18K stars for a course that admits it's second-best
A free, code-first PyTorch curriculum that knows exactly where it stands — right behind the official docs.

What it does This repo houses the complete materials for the Zero to Mastery “Learn PyTorch for Deep Learning” course: 10 sections of notebooks, slides, exercises, and solutions, all readable as a free online book at learnpytorch.io. The content runs from tensor fundamentals through computer vision, transfer learning, experiment tracking, paper replication, and finally deploying a model to the internet. Everything is designed to run in Google Colab, so you don’t need a GPU sitting under your desk.

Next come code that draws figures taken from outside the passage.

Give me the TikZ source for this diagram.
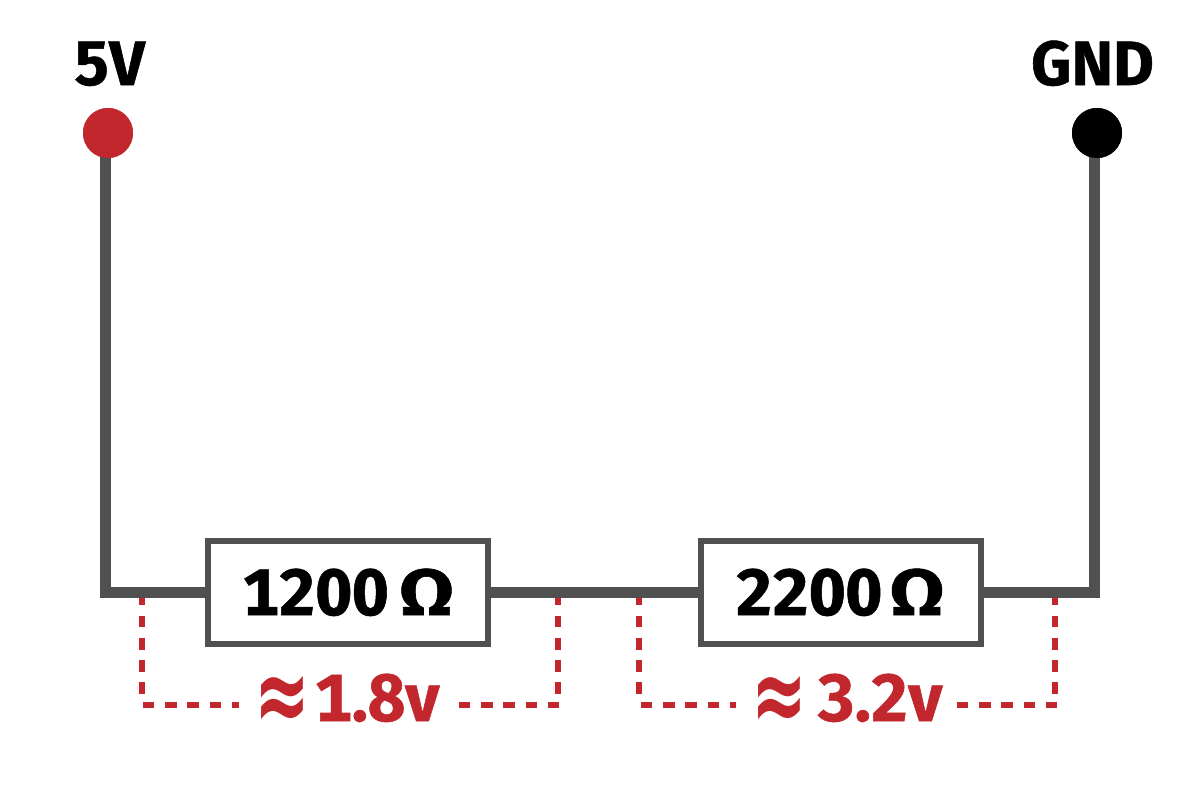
\documentclass[tikz,border=0pt]{standalone}
\usepackage{fontspec}
\setmainfont{Fira Sans}[BoldFont={Fira Sans Bold},BoldFeatures={FakeBold=0.8},Numbers={Lining,Monospaced}]
\newfontfamily\approxfont{DejaVu Sans Bold}
\definecolor{wire}{HTML}{505050}
\definecolor{vred}{HTML}{C1272D}
\tikzset{
 wireline/.style={draw=wire,line width=8.25pt,line join=miter},
 resbox/.style={draw=wire,fill=white,line width=4.1pt,minimum width=210pt,minimum height=77pt,inner sep=0pt,anchor=center},
 dashv/.style={draw=vred,line width=4.4pt,dash pattern=on 8.7pt off 8pt},
 lab/.style={inner sep=0pt,anchor=base,font=\bfseries\fontsize{47}{50}\selectfont},
 reslab/.style={inner sep=0pt,anchor=base,font=\bfseries\fontsize{49}{50}\selectfont},
 ohm/.style={inner sep=0pt,anchor=base,font=\bfseries\fontsize{49}{50}\selectfont,xscale=1.22,transform shape},
 vlab/.style={inner sep=0pt,anchor=base,text=vred,font=\bfseries\fontsize{50}{50}\selectfont},
 approxlab/.style={inner sep=0pt,anchor=center,text=vred,font=\approxfont\fontsize{50}{50}\selectfont,yscale=1.6,transform shape},
 term/.style={circle,minimum size=37.5pt,inner sep=0pt},
}
\begin{document}
\begin{tikzpicture}[x=0.75pt,y=-0.75pt]
\useasboundingbox[fill=white] (0,0) rectangle (1200,794);
\coordinate (wl) at (105.5,592.5);
\coordinate (wr) at (1094.5,592.5);
\foreach \n/\x in {a/142,b/558,c/639,d/1055}{
  \coordinate (top\n) at (\x,593.4);
  \coordinate (bot\n) at (\x,694.6);
}
\coordinate (ha1) at (142.7,705); \coordinate (ha2) at (239,705);
\coordinate (hb1) at (458.7,705); \coordinate (hb2) at (561,705);
\coordinate (hc1) at (640.7,705); \coordinate (hc2) at (736,705);
\coordinate (hd1) at (956.7,705); \coordinate (hd2) at (1057.7,705);
\foreach \n in {a,b,c,d}{\draw[dashv] (top\n) -- (bot\n);}
\foreach \n in {a,b,c,d}{\draw[dashv] (h\n1) -- (h\n2);}
\node[term,fill=vred] (vcc) at (108,133) {};
\node[term,fill=black] (gnd) at (1097,133) {};
\node[resbox] (r1) at (348,592.5) {};
\node[resbox] (r2) at (841,592.5) {};
\coordinate (vt) at (105.5,140);
\coordinate (gt) at (1094.5,140);
\draw[wireline] (vt) -- (wl) -- (r1.west);
\draw[wireline] (r1.east) -- (r2.west);
\draw[wireline] (r2.east) -- (wr) -- (gt);
\node[resbox] at (r1) {};
\node[resbox] at (r2) {};
\node[term,fill=vred] at (vcc) {};
\node[term,fill=black] at (gnd) {};
\node[reslab] (t1) at (315.5,615) {1200};
\node[ohm] (o1) at (426.5,615) {Ω};
\node[reslab] (t2) at (809,615) {2200};
\node[ohm] (o2) at (917,615) {Ω};
\node[lab] (t5) at (109.5,85) {5V};
\node[lab] (tg) at (1092.5,85) {GND};
\node[approxlab] (a1) at (282.5,704) {≈};
\node[vlab] (v1) at (377,721) {1.8v};
\node[approxlab] (a2) at (779.7,704) {≈};
\node[vlab] (v2) at (880,721) {3.2v};
\end{tikzpicture}
\end{document}
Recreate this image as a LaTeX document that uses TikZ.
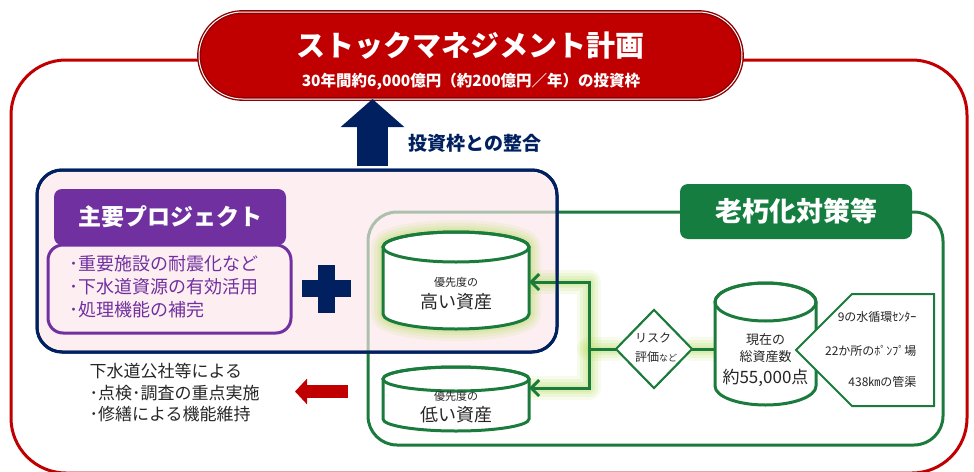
\documentclass[tikz,border=0pt]{standalone}
\usepackage{fontspec}
\setmainfont{Noto Sans CJK JP}
\usetikzlibrary{arrows.meta,shapes.geometric,shapes.misc}
\definecolor{tred}{HTML}{C00000}
\definecolor{tdred}{HTML}{8E0000}
\definecolor{navy}{HTML}{002060}
\definecolor{ppl}{HTML}{7030A0}
\definecolor{pinkbg}{HTML}{FCE6EA}
\definecolor{grn}{HTML}{1B7B3C}
\definecolor{grnhead}{HTML}{147D3F}
\definecolor{glowc}{HTML}{BDE070}
\definecolor{txt}{HTML}{262626}
\newcommand\cylshape[4]{\path[#4] ([yshift=-#3]#1.north west) -- ([yshift=#3]#1.south west) arc[start angle=180,end angle=360,x radius=#2,y radius=#3] -- ([yshift=-#3]#1.north east) arc[start angle=0,end angle=180,x radius=#2,y radius=#3] -- cycle;}
\newcommand\cyltop[4]{\path[#4] ([yshift=-#3]#1.north) ellipse[x radius=#2,y radius=#3];}
\begin{document}
\begin{tikzpicture}[x=1pt,y=1pt,
  box/.style={inner sep=0pt, outer sep=0pt},
  conn/.style={draw=grn, line width=3pt},
  arr/.style={-{Straight Barb[length=8pt,width=16pt]}},
  glowA/.style={draw=glowc, line width=24pt, opacity=0.14, line cap=round, line join=round},
  glowB/.style={draw=glowc, line width=18pt, opacity=0.16, line cap=round, line join=round},
  glowC/.style={draw=glowc, line width=12pt, opacity=0.2, line cap=round, line join=round},
  glowD/.style={draw=glowc, line width=7pt, opacity=0.25, line cap=round, line join=round},
  cylbody/.style={draw=grn, line width=3pt, fill=white},
  cylline/.style={draw=grn, line width=3pt},
  small/.style={font=\fontsize{11}{13}\selectfont, text=txt},
  big/.style={font=\fontsize{18}{20}\selectfont, text=txt},
  bluebox/.style={box, draw=navy, line width=3pt, rounded corners=25pt, minimum width=520pt, minimum height=182pt},
]
\useasboundingbox (0,0) rectangle (974,-471);

% outer red frame
\node[box, draw=tred, line width=3pt, rounded corners=55pt, minimum width=956pt, minimum height=413pt] (frame) at (489,-266.5) {};

% title
\node[box, rounded rectangle, fill=tred, draw=tdred, double=white, double distance=1pt, line width=1.4pt, minimum width=543pt, minimum height=87pt] (title) at (470.5,-55.5) {};
\node[text=white, font=\fontsize{29}{32}\selectfont\bfseries] (ttext) at (470,-46) {ストックマネジメント計画};
\node[text=white, font=\fontsize{15.5}{18}\selectfont\bfseries] (tsub) at (471,-82) {30年間約6,000億円（約200億円／年）の投資枠};

% green region
\node[box, draw=grn, line width=3pt, rounded corners=29pt, minimum width=575pt, minimum height=233pt] (aging) at (655.5,-328.5) {};

% blue project region
\node[bluebox, fill=pinkbg, fill opacity=0.65] (proj) at (297,-261) {};

% navy arrow to title
\coordinate (ab) at (372.5,-166);
\draw[navy, line width=31pt, -{Triangle[length=28pt,width=62pt]}] (ab) -- (ab |- title.south);
\node[anchor=west, text=navy, font=\fontsize{19}{21}\selectfont\bfseries] (fit) at (405,-143) {投資枠との整合};

% purple project boxes
\node[box, draw=ppl, line width=3pt, rounded corners=15pt, minimum width=243pt, minimum height=88pt] (plist) at (169.5,-289) {};
\node[box, fill=ppl, rounded corners=8pt, minimum width=232pt, minimum height=56pt, text=white, font=\fontsize{23}{25}\selectfont\bfseries] (phead) at (170,-217) {主要プロジェクト};
\node[anchor=west, align=left, text=ppl, font=\fontsize{18}{23}\selectfont] (ptext) at (66,-287) {･重要施設の耐震化など\\･下水道資源の有効活用\\･処理機能の補完};

% plus sign
\fill[navy] (318,-265) rectangle (335,-313);
\fill[navy] (302,-280) rectangle (351,-297);

% green header
\node[box, fill=grnhead, rounded corners=8pt, minimum width=232pt, minimum height=55pt, text=white, font=\fontsize{27}{29}\selectfont\bfseries] (ahead) at (796,-211.5) {老朽化対策等};

% cylinder geometry nodes
\node[box, minimum width=146pt, minimum height=97pt] (hi) at (456,-280.5) {};
\node[box, minimum width=146pt, minimum height=64pt] (lo) at (456,-399) {};
\node[box, minimum width=101pt, minimum height=122pt] (total) at (765.5,-344) {};
\node[box, diamond, draw=grn, line width=2pt, fill=white, minimum width=76pt, minimum height=78pt] (risk) at (654,-349) {};
\coordinate (jn) at (589,-349);

% glow
\foreach \g in {glowA,glowB,glowC,glowD}{
  \cylshape{hi}{73pt}{15pt}{\g}
  \draw[\g] ([yshift=-1.5pt]hi.east) -| (jn) |- ([yshift=11pt]lo.east);
  \draw[\g] (jn) -- (risk.west);
  \draw[\g] (risk.east) -- (risk.east -| total.west);
}

% cylinders
\cylshape{hi}{73pt}{15pt}{cylbody}
\cyltop{hi}{73pt}{15pt}{cylline}
\cylshape{lo}{73pt}{12pt}{cylbody}
\cyltop{lo}{73pt}{12pt}{cylline}
\cylshape{total}{50.5pt}{19pt}{cylbody}
\cyltop{total}{50.5pt}{19pt}{cylline}

\node[small] (hi1) at (456,-282) {優先度の};
\node[big] (hi2) at (456,-302) {高い資産};
\node[small] (lo1) at (456,-396) {優先度の};
\node[big] (lo2) at (456,-415) {低い資産};

% connectors
\draw[conn, arr] (jn) |- ([yshift=-1.5pt]hi.east);
\draw[conn, arr] (jn) |- ([yshift=11pt]lo.east);
\draw[conn] (risk.west) -- (jn);
\draw[conn] (risk.east) -- (risk.east -| total.west);
\node[box, diamond, draw=grn, line width=2pt, fill=white, minimum width=76pt, minimum height=78pt] (risk2) at (risk) {};
\node[align=left, text=txt, font=\fontsize{12}{19}\selectfont] (risktext) at (656,-348) {リスク\\評価{\fontsize{9}{9}\selectfont など}};

% blue border on top
\node[bluebox] (projb) at (proj) {};

% total assets text
\node[text=txt, font=\fontsize{13}{15}\selectfont] (t1) at (765.5,-340) {現在の};
\node[text=txt, font=\fontsize{13}{15}\selectfont] (t2) at (765.5,-357) {総資産数};
\node[text=txt, font=\fontsize{17}{19}\selectfont] (t3) at (765.5,-378) {約55,000点};

% callout
\draw[draw=grn, line width=2pt, fill=white, line join=miter] (796,-350) -- (852,-294) -- (934,-294) -- (934,-406) -- (852,-406) -- cycle;
\node[anchor=east, text=txt, font=\fontsize{12}{14}\selectfont] (c1) at (920,-317) {9の水循環ｾﾝﾀｰ};
\node[anchor=east, text=txt, font=\fontsize{12}{14}\selectfont] (c2) at (920,-351) {22か所のﾎﾟﾝﾌﾟ場};
\node[anchor=east, text=txt, font=\fontsize{12}{14}\selectfont] (c3) at (920,-382) {438㎞の管渠};

% maintenance text and red arrow
\node[anchor=west, align=left, text=txt, font=\fontsize{17}{21.5}\selectfont] (maint) at (86,-393) {下水道公社等による\\･点検･調査の重点実施\\･修繕による機能維持};
\coordinate (rs) at (348,-391.5);
\coordinate (re) at (295,-391.5);
\draw[tred, line width=13pt, -{Triangle[length=12pt,width=25pt]}] (rs) -- (re);
\end{tikzpicture}
\end{document}
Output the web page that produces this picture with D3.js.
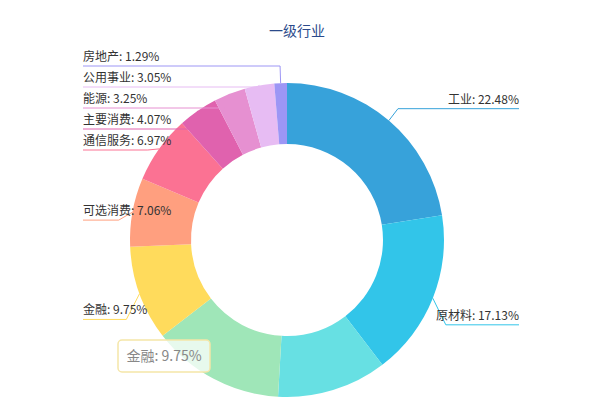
<!DOCTYPE html>
<html><head><meta charset="utf-8">
<script src="https://cdn.jsdelivr.net/npm/d3@7"></script>
<style>body{margin:0;background:#fff;font-family:"Noto Sans CJK SC","Noto Sans",sans-serif}</style>
</head><body>
<svg id="chart" width="600" height="400"></svg>
<script>
var names = ["工业","原材料","医疗保健","信息技术","金融","可选消费","通信服务","主要消费","能源","公用事业","房地产"];
var values = [22.48,17.13,11.3,13.65,9.75,7.06,6.97,4.07,3.25,3.05,1.29];
var colors = ["#37a2da","#32c5e9","#67e0e3","#9fe6b8","#ffdb5c","#ff9f7f","#fb7293","#e062ae","#e690d1","#e7bcf3","#9d96f5"];
var hiddenLabels = ["医疗保健","信息技术"];

var svg = d3.select("#chart");
var cx = 287, cy = 240, rOut = 157, rIn = 96;

svg.append("text").attr("x", 297).attr("y", 36).attr("text-anchor", "middle")
   .attr("font-size", 14).attr("fill", "#2b4a8b").text("一级行业");

var data = names.map(function(n, i) { return {name: n, value: values[i], color: colors[i]}; });
var pie = d3.pie().sort(null).value(function(d) { return d.value; });
var arcs = pie(data);
var arc = d3.arc().innerRadius(rIn).outerRadius(rOut);

var g = svg.append("g").attr("transform", "translate(" + cx + "," + cy + ")");
g.selectAll("path").data(arcs).enter().append("path")
  .attr("d", arc).attr("fill", function(d) { return d.data.color; });

// labels
var labs = arcs.filter(function(d) { return hiddenLabels.indexOf(d.data.name) < 0; }).map(function(d) {
  var a = (d.startAngle + d.endAngle) / 2;
  var c = Math.cos(a);
  return {d: d, a: a, right: Math.sin(a) > 0,
    px: cx + Math.sin(a) * rOut, py: cy - c * rOut,
    ex: cx + Math.sin(a) * (rOut + 14), ey: cy - c * (rOut + 14) + 14 - 20 * c};
});
var left = labs.filter(function(l) { return !l.right; }).sort(function(a, b) { return a.ey - b.ey; });
var prev = 45;
left.forEach(function(l) {
  if (l.ey < prev + 21) l.ey = prev + 21;
  prev = l.ey;
});

labs.forEach(function(l) {
  var lineY = l.ey;
  var txt = l.d.data.name + ": " + l.d.data.value.toFixed(2) + "%";
  var tx = l.right ? 519 : 83;
  var path = d3.path();
  path.moveTo(l.px, l.py);
  path.lineTo(l.ex, lineY);
  path.lineTo(tx, lineY);
  svg.append("path").attr("d", path.toString()).attr("fill", "none")
     .attr("stroke", l.d.data.color).attr("stroke-width", 1);
  svg.append("text").attr("x", tx).attr("y", lineY - 5)
     .attr("text-anchor", l.right ? "end" : "start")
     .attr("font-size", 12).attr("fill", "#333").text(txt);
});

// tooltip
var tip = svg.append("g").attr("transform", "translate(118,340)");
tip.append("rect").attr("width", 92).attr("height", 32).attr("rx", 4)
   .attr("fill", "rgba(255,255,255,0.75)").attr("stroke", "#f5e6a8").attr("stroke-width", 1.5);
tip.append("text").attr("x", 46).attr("y", 21).attr("text-anchor", "middle")
   .attr("font-size", 14).attr("fill", "#888").text("金融: 9.75%");
</script>
</body></html>
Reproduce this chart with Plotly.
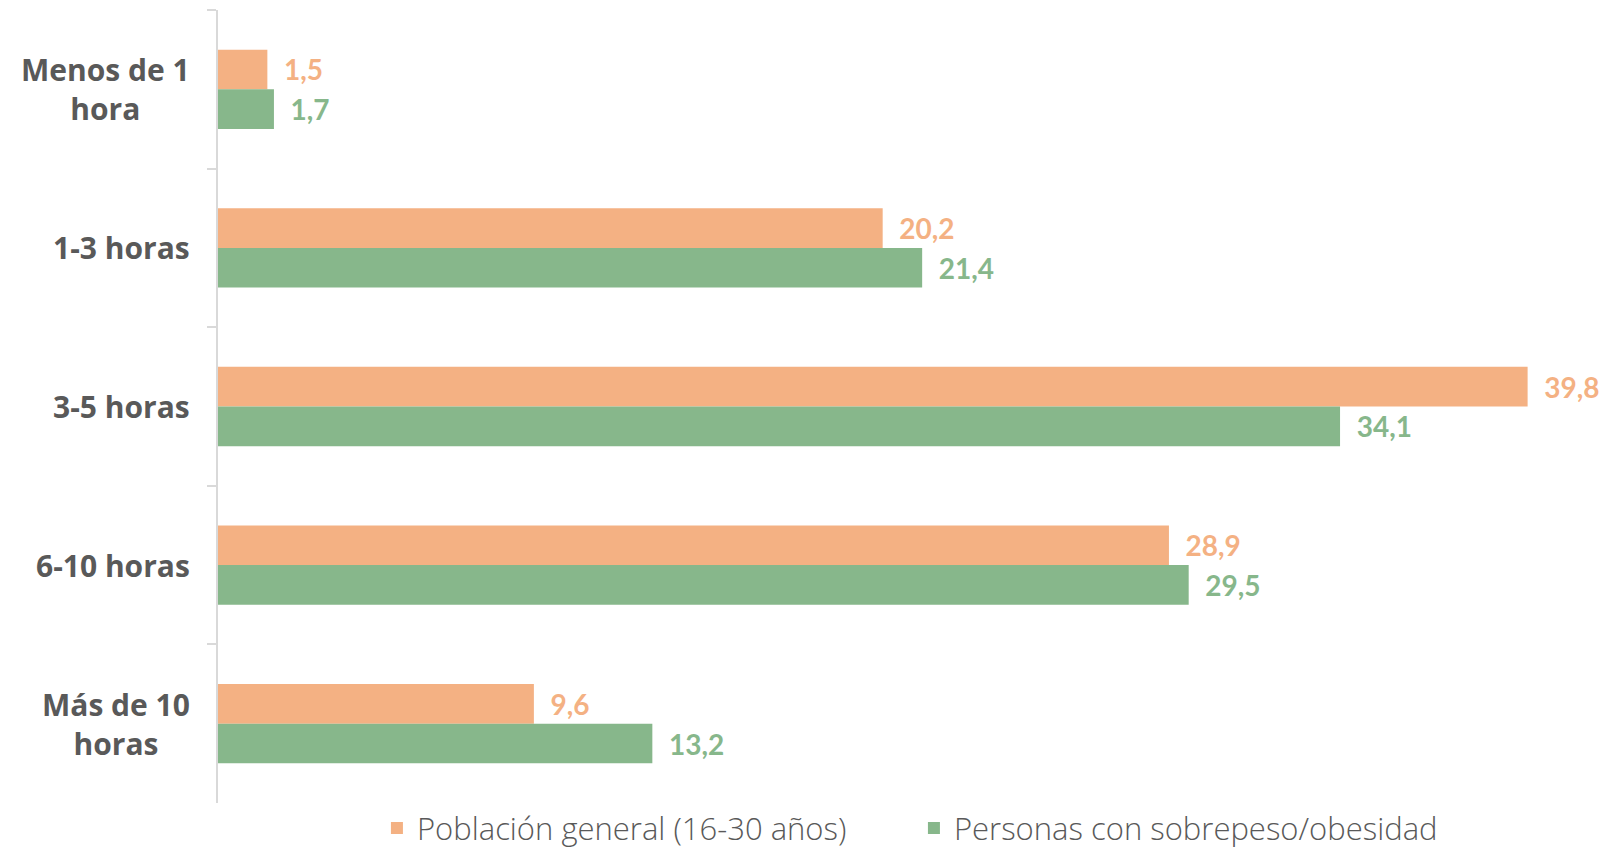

The interesting bit The author cheerfully calls this “the second best place to learn PyTorch on the internet” — the first being PyTorch’s own documentation. That honesty is refreshing, and it signals something useful: this is structured curriculum, not a replacement for docs. The whole arc builds toward FoodVision, a running computer-vision project where you classify food images, which gives the scattered topics a narrative backbone.
Key highlights
- 321 videos and 10 complete sections, all skeleton code, annotations, images, and exercises marked done
- Heavy emphasis on “code, code, code, experiment, experiment, experiment” — the author’s words, not mine
- Includes a dedicated PyTorch 2.0 tutorial; previous materials remain compatible because 2.0 is additive
- Three milestone projects: experiment tracking, paper replication, and model deployment
- Apprenticeship-style teaching: instructor writes code, you write code alongside
Caveats
- Explicitly beginner-targeted; the author warns that 1+ years of ML experience means this may move slowly
- Requires 3–6 months of Python and some prior ML exposure (or willingness to catch up via linked resources)
- Video certificates exist, but the author dismisses them as “meh” — the value is in the code written, not the credential
Verdict Grab this if you’re early in your ML journey and want a guided, notebook-heavy path through PyTorch with homework and solutions. Skip it if you’re already comfortable reading research implementations or need advanced topics like NLP or time series in depth — those get only resource links, not full treatment.